Activity Monitor in the base MacBook Air after 30 minutes of playing two 4K videos over 20 other tabs.

That said, these results certainly will matter to some people. If you’re in that camp, you’ll need to pay $200 to upgrade from 256GB to 512GB, bringing the eight-core M2 MacBook Air’s price from $1,199 to $1,399. If that seems like a lot, you can also get 512GB of storage and 8GB of RAM in the still-excellent M1 MacBook Air for $1,199 (the same price as the base M2 Air). My real-world comparisons have found that M2 machines are visibly better for graphics-heavy use cases (such as running games) but that their performance differences are not hugely impactful in other tasks (photo and audio editing, internet work, etc.) that a casual user might do.

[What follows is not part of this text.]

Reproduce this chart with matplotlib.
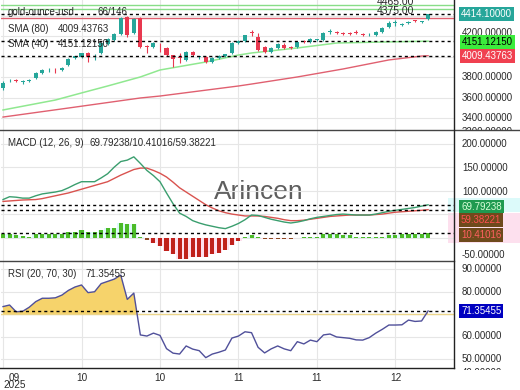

We’ve reached out to Apple for comment on these specific results and haven’t received a response yet. When we asked the company about the different storage configurations for our review of the device, spokesperson Michelle Del Rio provided the following statement:

Thanks to the performance increases of M2, the new MacBook Air and the 13-inch MacBook Pro are incredibly fast, even compared to Mac laptops with the powerful M1 chip. These new systems use a new higher density NAND that delivers 256GB storage using a single chip. While benchmarks of the 256GB SSD may show a difference compared to the previous generation, the performance of these M2 based systems for real world activities are even faster.